An event of astronomical proportions is poised to captivate the city of Erie on April 8, 2024, and Gannon University has a front-row seat. So, grab your popcorn and protective eyewear. A total solar eclipse is something you won’t want to miss. In fact, it's an event the city of Erie won’t observe again for over a century.
What to expect
The eclipse will begin over the South Pacific Ocean and cross North America, passing over Mexico, the United States and Canada. Erie is the only city in Pennsylvania positioned directly in the “line of totality,” meaning that the sun will completely disappear behind the moon, dimming the daytime sky for nearly four minutes.
“Anybody who has even a mild curiosity in astronomy should be excited about this event,” said David Horne, Ph.D., assistant professor of physics. “We here at Gannon would really like to share this experience with the Gannon community and the rest of the public, including informing people on safe ways to view the eclipse and how to get the most enjoyment out of the experience.”
- 2:02 PM to 3:16 PM | Observe only with eclipse glasses or solar filters. Wait time: 1 hr. 14 mins.
- 3:16 PM | Safe to observe without glasses or solar filters. Totality duration: 3 min. 41.8 secs.

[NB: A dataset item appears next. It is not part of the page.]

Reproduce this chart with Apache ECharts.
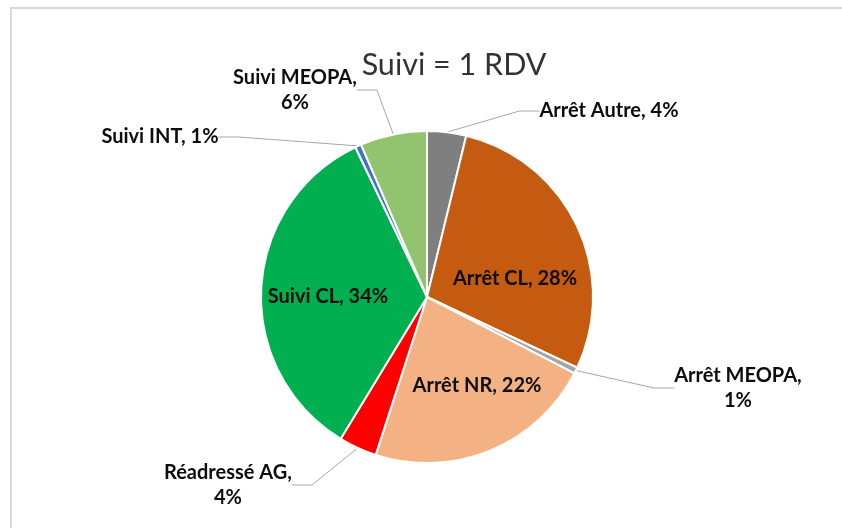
<!DOCTYPE html>
<html>
<head>
<meta charset="utf-8">
<script src="https://cdn.jsdelivr.net/npm/echarts@6/dist/echarts.min.js"></script>
<style>
  html, body { margin: 0; padding: 0; background: #fff; }
  #chart { width: 842px; height: 528px; }
</style>
</head>
<body>
<div id="chart"></div>
<script>
// slices, clockwise from 12 o'clock
var categories = ['Arrêt Autre', 'Arrêt CL', 'Arrêt MEOPA', 'Arrêt NR', 'Réadressé AG', 'Suivi CL', 'Suivi INT', 'Suivi MEOPA'];
var shares = [3.8, 28.2, 0.6, 22.4, 3.7, 34.2, 0.6, 6.5];
var sliceColors = ['#7f7f7f', '#c55a11', '#a5a5a5', '#f4b183', '#ff0000', '#00b050', '#4472c4', '#92c36e'];
// which labels sit inside the slice
var insideLabel = [false, true, false, true, false, true, false, false];
// label block centres (px)
var labelPos = [
    [609, 111],
    [515, 279],
    [738, 388],
    [477, 386],
    [228, 485],
    [328, 297],
    [160, 137],
    [295, 90]
];
// labels that wrap onto two lines
var twoLines = [false, false, true, false, true, false, false, true];

var myChart = echarts.init(document.getElementById('chart'));

var data = categories.map(function (name, i) {
    return {
        name: name,
        value: shares[i],
        itemStyle: { color: sliceColors[i] },
        label: { position: insideLabel[i] ? 'inside' : 'outside' },
        labelLine: { show: !insideLabel[i] }
    };
});

var option = {
    animation: false,
    title: {
        text: 'Suivi = 1 RDV',
        left: 449,
        top: 45,
        textAlign: 'center',
        textStyle: {
            fontFamily: 'Lato',
            fontWeight: 'normal',
            fontSize: 30.5,
            color: '#333'
        }
    },
    graphic: [{
        type: 'rect',
        shape: { x: 11, y: 8, width: 900, height: 600 },
        style: { fill: null, stroke: '#d9d9d9', lineWidth: 2 },
        silent: true
    }],
    series: [{
        type: 'pie',
        center: [427, 297],
        radius: 166,
        startAngle: 90,
        clockwise: true,
        percentPrecision: 0,
        data: data,
        itemStyle: {
            borderColor: '#fff',
            borderWidth: 2
        },
        emphasis: { disabled: true },
        label: {
            show: true,
            fontFamily: 'Lato',
            fontWeight: 'bold',
            fontSize: 20,
            lineHeight: 25,
            color: '#0d0d0d',
            formatter: function (p) {
                return twoLines[p.dataIndex] ? p.name + ',\n' + p.percent + '%' : p.name + ', ' + p.percent + '%';
            }
        },
        labelLine: {
            show: true,
            length: 20,
            length2: 20,
            lineStyle: { color: '#a6a6a6', width: 1 }
        },
        labelLayout: function (p) {
            var pos = labelPos[p.dataIndex];
            return { x: pos[0], y: pos[1], align: 'center', verticalAlign: 'middle' };
        }
    }]
};
myChart.setOption(option);
</script>
</body>
</html>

- 3:20 PM to 4:30 PM | Observe only with eclipse glasses or solar filters. Wait time: 1 hr. 10 mins.
How Gannon is preparing
People from all over the world will be traveling to Erie to see this event, from professional astronomers to hobbyists alike. Leading to it, Horne and the university are working to educate the public on the eclipse in many ways.
Coordinated classroom and community visits are providing local students with information about total solar eclipses, with a video on safe eclipse viewing practices and a precise timeline for the Erie area. Solar eclipse safety glasses are also being distributed.
Gannon is planning for an unforgettable experience for all eclipse enthusiasts.
Public viewing sites are planned across multiple campus and community locations on the day of the eclipse, including McConnell Family Stadium, Friendship Green, Perry Square and the Erie Children’s Museum, as well as a live broadcast from Gannon’s student-run radio station, 90.5 WERG.
As more arrangements for the day unfold, organizers promise the event will be one worth looking forward to experiencing.
In an interview with Erie Times-News, Horne expressed, “Even if people feel they are prepared for it, the sun is one of those things that we take for granted so much. When it disappears like that you will be surprised, and it will be spectacular.”